Was ist Sieben mal Sieben?
Über Kickers Offenbach gibt es eigentlich nur drei Sachen zu wissen:
a.) In der Vergangenheit gab es einige (zumindest Achtungs-)Erfolge wie eine doppelte Vizemeisterschaft in den Fünfzigern und der Gewinn des DFB-Pokals 1970/71.
b.) Es gibt da eine Fan-Freundschaft mit Bayer Leverkusen...
c.) ... und eine Gegnerschaft zu Eintracht Frankfurt (wie auch Rivalitäten zu so ziemlich allen anderen Mannschaften der Umgebung).

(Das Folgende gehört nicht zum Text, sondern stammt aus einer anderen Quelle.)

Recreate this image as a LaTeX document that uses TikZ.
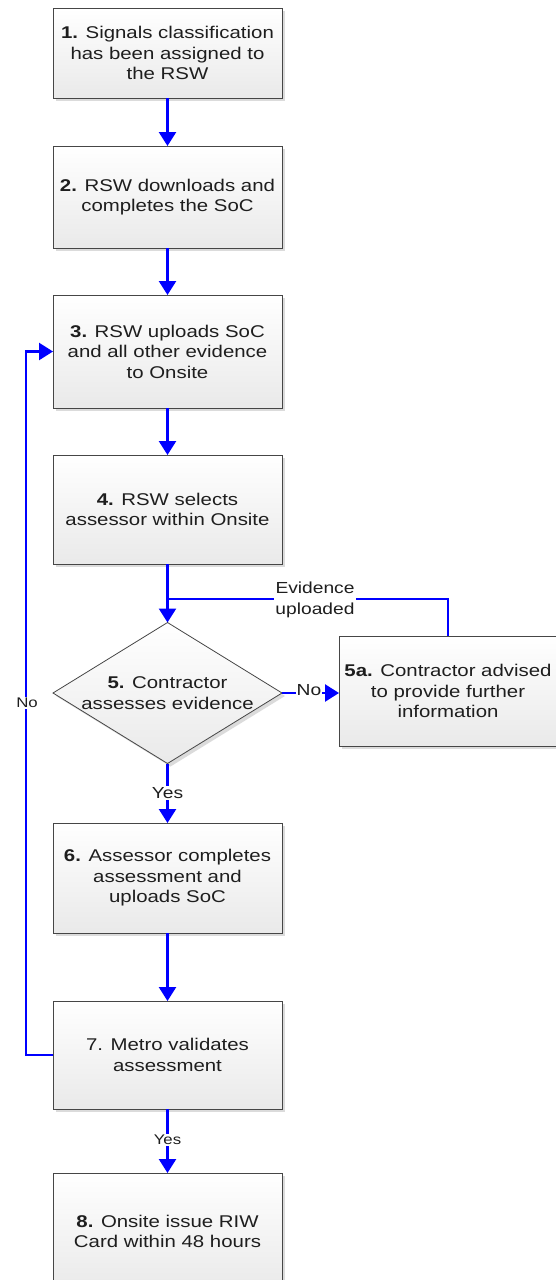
\documentclass[tikz,border=0pt]{standalone}
\usepackage{fontspec}
\setmainfont{Liberation Sans}[FakeStretch=1.2]
\usetikzlibrary{shapes.geometric,arrows.meta,shadows}
\definecolor{arrowblue}{RGB}{0,0,255}
\definecolor{boxline}{RGB}{70,70,70}
\definecolor{txt}{RGB}{30,30,30}
\begin{document}
\begin{tikzpicture}[x=1pt,y=-1pt,
  shade/.style={top color=white, bottom color=gray!17,
    drop shadow={shadow xshift=3pt, shadow yshift=-3pt, fill=gray!28, opacity=1}},
  box/.style={rectangle, draw=boxline, line width=0.8pt, shade,
    minimum width=229pt, inner sep=0pt, outer sep=0pt, align=center,
    font=\fontsize{17}{20.5}\selectfont, text=txt},
  dia/.style={diamond, draw=boxline, line width=0.8pt, shade,
    minimum width=229pt, minimum height=141pt, inner sep=0pt, outer sep=0pt},
  flow/.style={draw=arrowblue, line width=2.5pt, -{Triangle[width=17pt,length=14pt]}},
  link/.style={draw=arrowblue, line width=2.5pt},
  lbl/.style={fill=white, inner sep=1pt, align=center, text=txt,
    font=\fontsize{16}{20.5}\selectfont},
  slbl/.style={fill=white, inner sep=1pt, align=center, text=txt,
    font=\fontsize{14}{18}\selectfont}
]
\useasboundingbox (0,0) rectangle (555,1280);

\node[box, minimum height=90pt] (b1) at (167.5,53)
  {\textbf{1.} Signals classification\\has been assigned to\\the RSW};
\node[box, minimum height=102pt] (b2) at (167.5,197)
  {\textbf{2.} RSW downloads and\\completes the SoC};
\node[box, minimum height=113pt] (b3) at (167.5,351.5)
  {\textbf{3.} RSW uploads SoC\\and all other evidence\\to Onsite};
\node[box, minimum height=109pt] (b4) at (167.5,509.5)
  {\textbf{4.} RSW selects\\assessor within Onsite};
\node[dia] (d5) at (167.5,693) {};
\node[align=center, text=txt, font=\fontsize{17}{20.5}\selectfont] (d5t) at (d5)
  {\textbf{5.} Contractor\\assesses evidence};
\node[box, minimum width=218pt, minimum height=110pt] (b5a) at (448,691)
  {\textbf{5a.} Contractor advised\\to provide further\\information};
\node[box, minimum height=110pt] (b6) at (167.5,878)
  {\textbf{6.} Assessor completes\\assessment and\\uploads SoC};
\node[box, minimum height=108pt] (b7) at (167.5,1055)
  {7. Metro validates\\assessment};
\node[box, minimum height=117pt] (b8) at (167.5,1231.5)
  {\textbf{8.} Onsite issue RIW\\Card within 48 hours};

\draw[flow] (b1) -- (b2);
\draw[flow] (b2) -- (b3);
\draw[flow] (b3) -- (b4);
\draw[flow] (b4) -- (d5);

\coordinate (j) at (167.5,599);
\draw[link] (b5a.north) |- (j);
\node[lbl] (evl) at (315,600) {Evidence\\uploaded};

\draw[flow] (d5.east) -- (d5.east -| b5a.west);
\node[lbl, inner sep=0.5pt] (no1) at (309,690) {No};

\draw[flow] (d5.south) -- (b6);
\node[lbl] (yes1) at (167.5,793) {Yes};

\draw[flow] (b6) -- (b7);

\coordinate (lp) at (26,1055);
\draw[flow] (b7.west) -- (lp) |- (b3.west);
\node[slbl] (no2) at (27,703) {No};

\draw[flow] (b7) -- (b8);
\node[slbl] (yes2) at (167.5,1140) {Yes};
\end{tikzpicture}
\end{document}
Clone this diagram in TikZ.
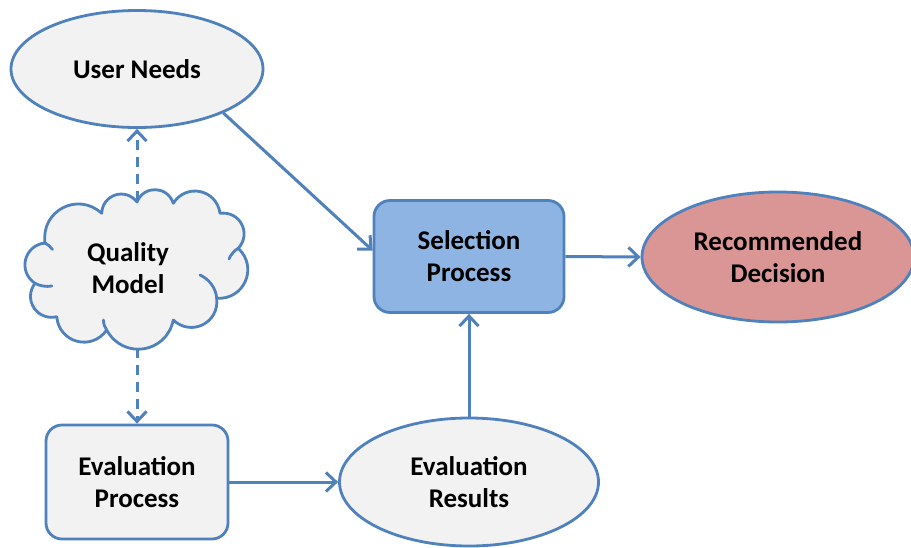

Drei Dinge, die dem Verein eine Seele geben sollen und die eifrig gepflegt werden, um nicht zu einem durchschnittlichen Drittligisten zu werden, auch wenn dies faktisch schon eintrat: Wenige Monate nach meiner Geburt zum letzten Mal aus der ersten Liga abgestiegen und der dritten seit ihrer Gründung angehörend, möchte man diese schnellstmöglich nach oben verlassen, sammelt aber 7. Plätze (nur letzte Saison gab's mal einen achten) und wird in dieser Saison außerhalb des eigenen Kreises auch von niemandem als potentieller Aufsteiger gesehen. Finanzielle Probleme, besonders durch das vor zwei Wochen eingeweihte neue Stadion hervorgerufen, und ein schwieriges Umfeld (momentan sich in Machtkämpfen in der Vereinsführung äußernd... ach) sorgen nun einmal nicht für optimale Bedingungen.

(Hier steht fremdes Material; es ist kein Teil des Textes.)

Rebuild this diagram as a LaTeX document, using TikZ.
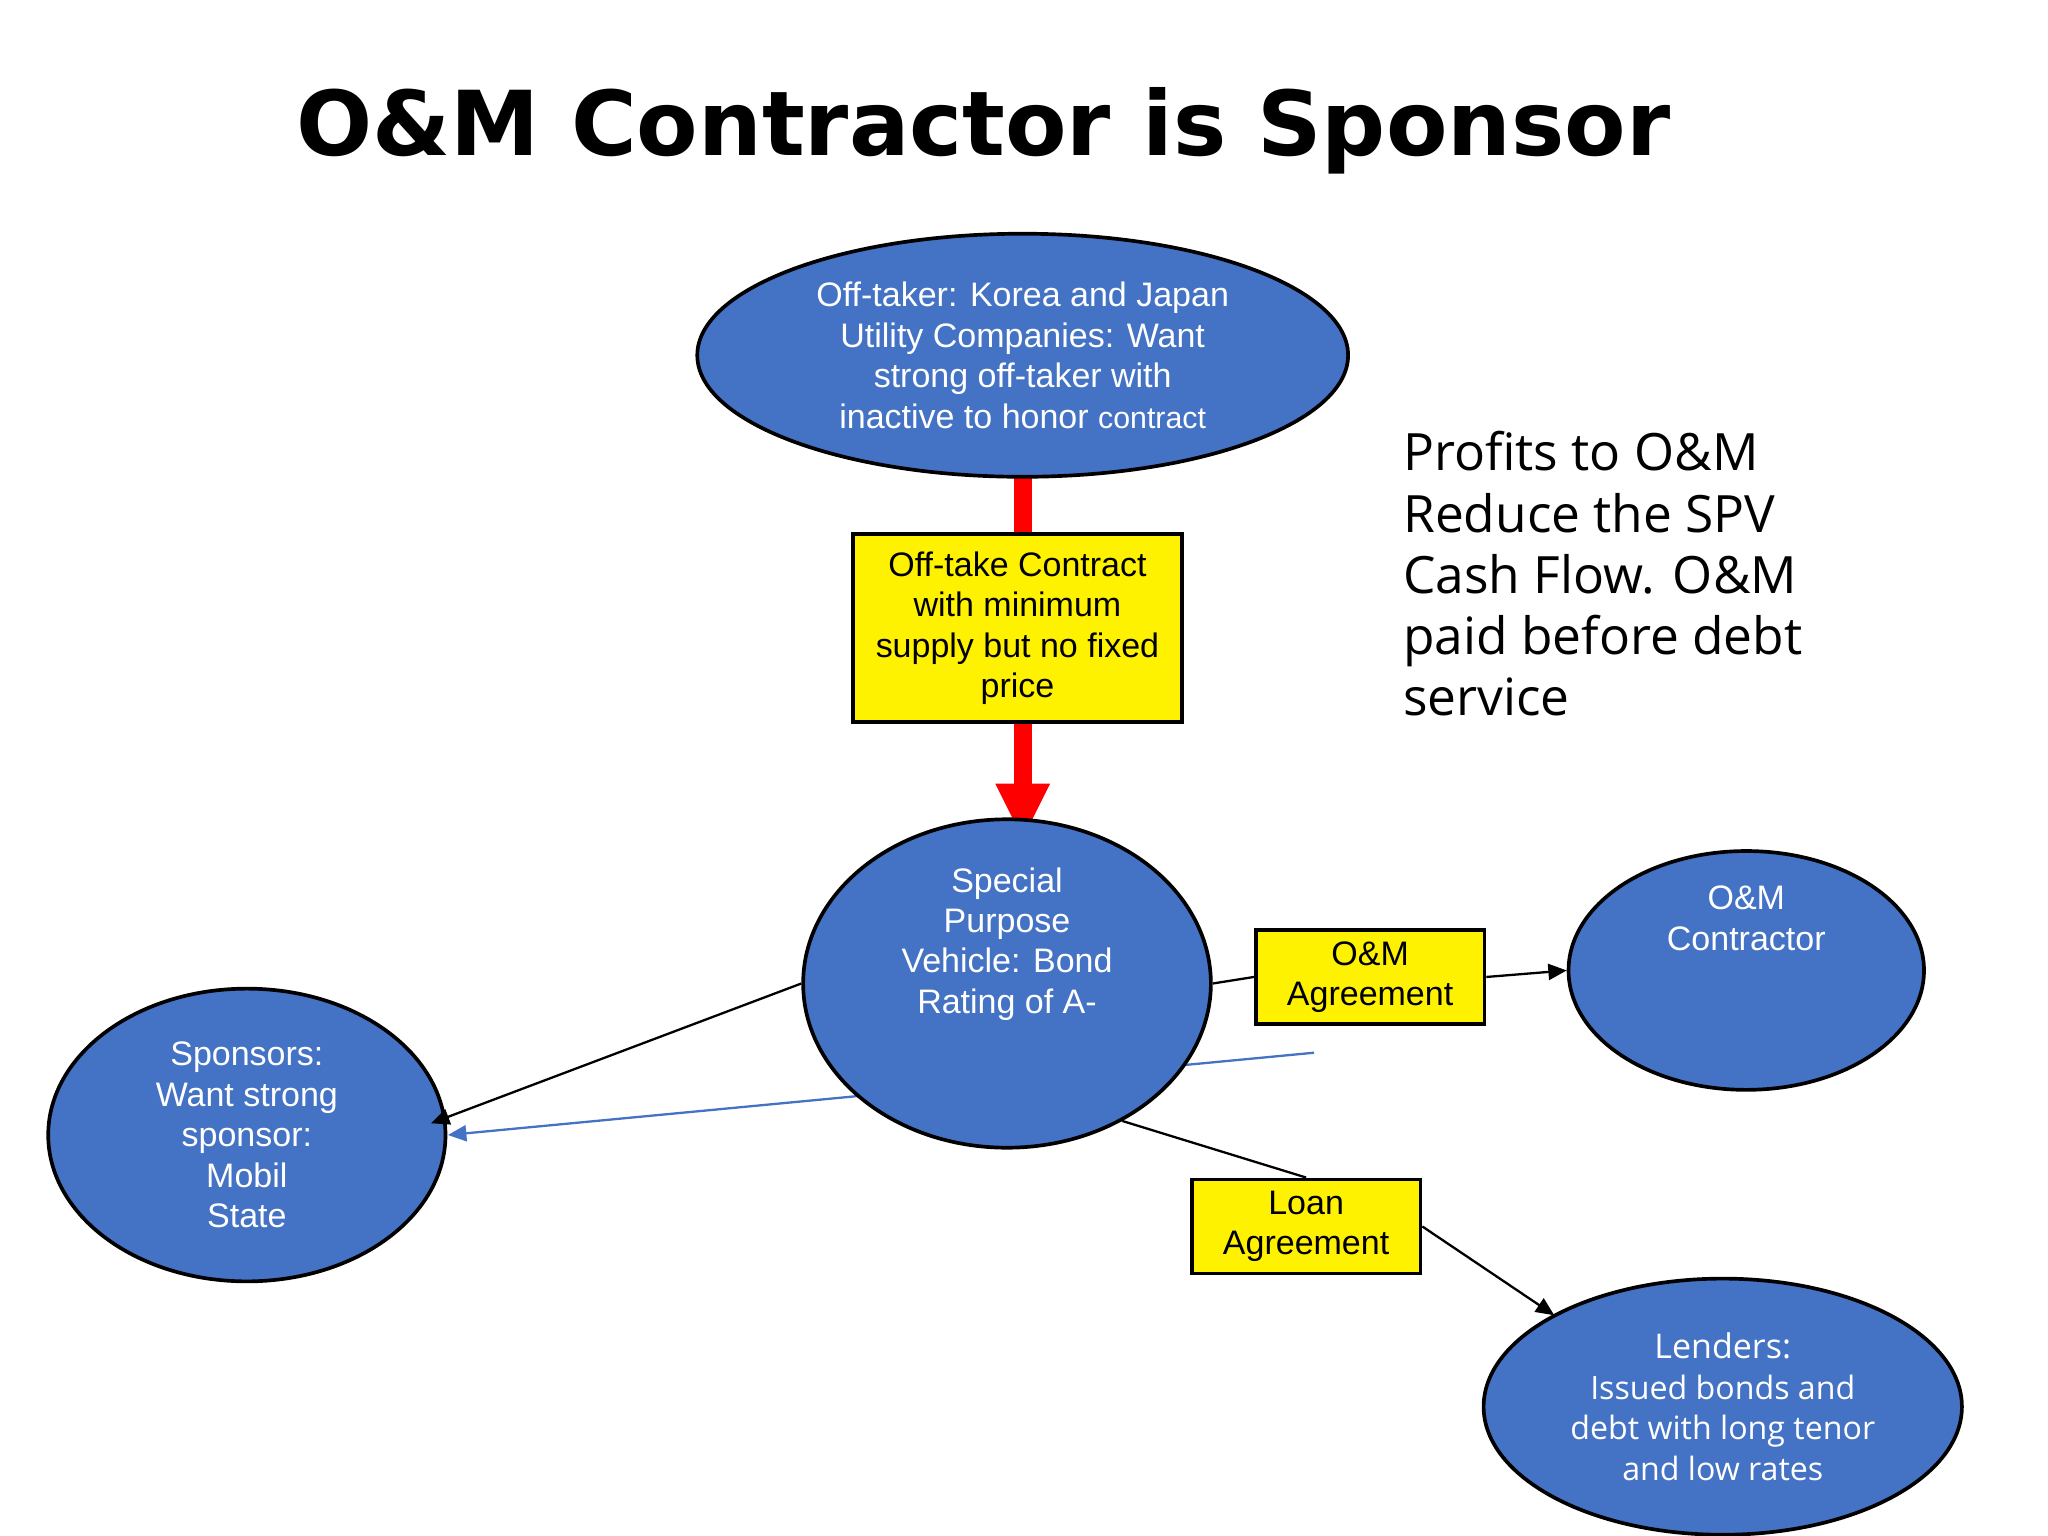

Vorletzte Saison wollte man rauf. Man investierte in einen zweitligareifen Kader (darunter der nun in Frankfurt kickende Olivier Occean), legte eine phänomenale Hinrunde hin (und sie war wirklich beeindruckend. Zum Teil saß ich im Stadion und dachte mir: "Gut, so würden sie auch in der zweiten Liga nicht um den Abstieg spielen.") und warf Dortmund aus dem Pokal (leider ohne mich. Für mich gab es keine Karte), nur um dann in der Rückrunde kolossal einzubrechen. Der Druck lähmte die Spieler, Trainerwechsel bewirkten nichts und wer am Ende rennen konnte, der rannte. Der Verkauf von Berger und Occean brachte wenigstens etwas Geld in die Kassen.

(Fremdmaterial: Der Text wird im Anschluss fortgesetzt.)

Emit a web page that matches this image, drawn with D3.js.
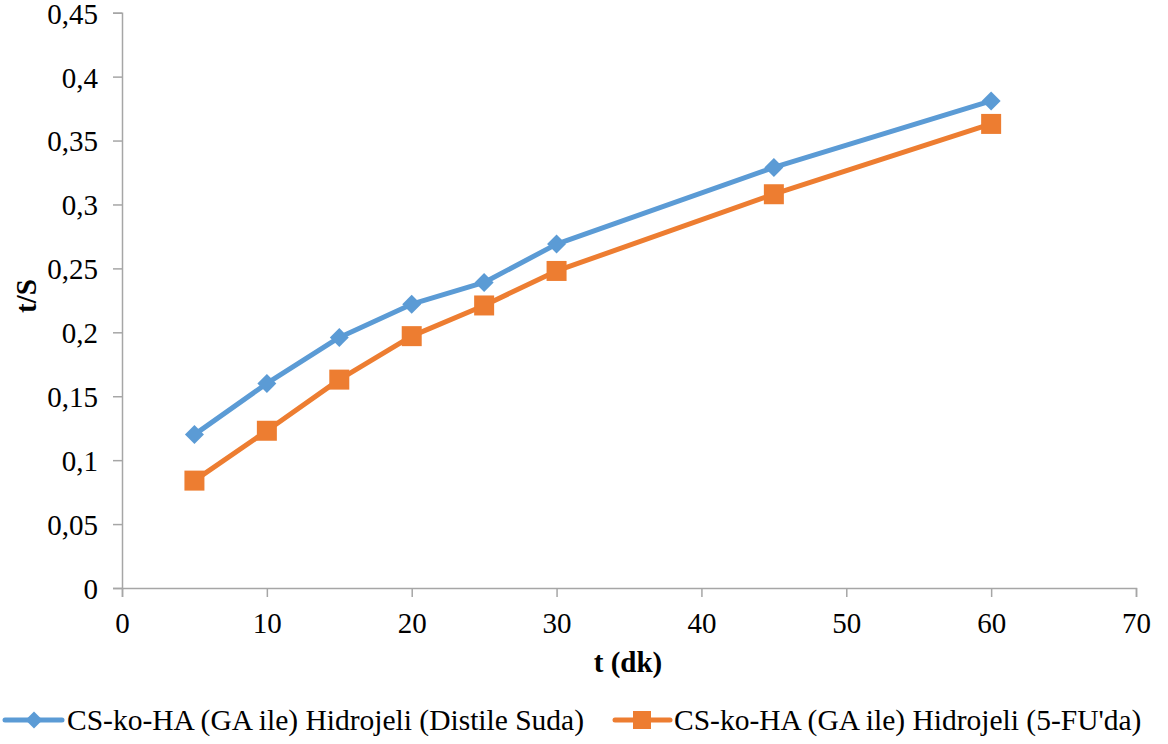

Letzte Saison sollte alles ruhiger zugehen. Man verpflichtete Regionalliga- statt Zweitligaspieler, baute an Mannschaft und Stadion, schnupperte in der "ausgeglichensten dritten Liga" auch kurz Aufstiegschancenluft und kam auch zu keinem groß anderen Ergebnis (Platz 8, da sich die aufgestiegenen Aalener am letzten Spieltag noch einmal abschießen ließen). Was aber fehlte, das waren die begeisternden Spiele: Wenn die Mannschaft beim Spiel gegen die zweite Mannschaft der Bremer trotz 3:0-Halbzeitführung ausgepfiffen wurden und zum Schluß das Humba verweigert bekam, dann sagt das wohl viel. Andererseits gab es (angenehmerweise) auch kaum Klatschen. Es reichte entweder immer gerade so oder gerade so nicht.
In dieser Saison nahmen sie sich vor, auf Konstanz zu setzen: Der Kader sollte zusammengehalten werden und wurde es auch. Querulanten und solche, die das Niveau nicht brachten, ließ man ziehen und holte dafür wenige, aber qualitative Verstärkungen. Ich bin soweit überzeugt: Kickers Offenbach präsentiert sich in dieser Saison stärker als in der letzten - ob das allerdings in der nun "namhaftesten" statt "ausgeglichensten" dritten Liga auch ausreicht, muss sich noch zeigen.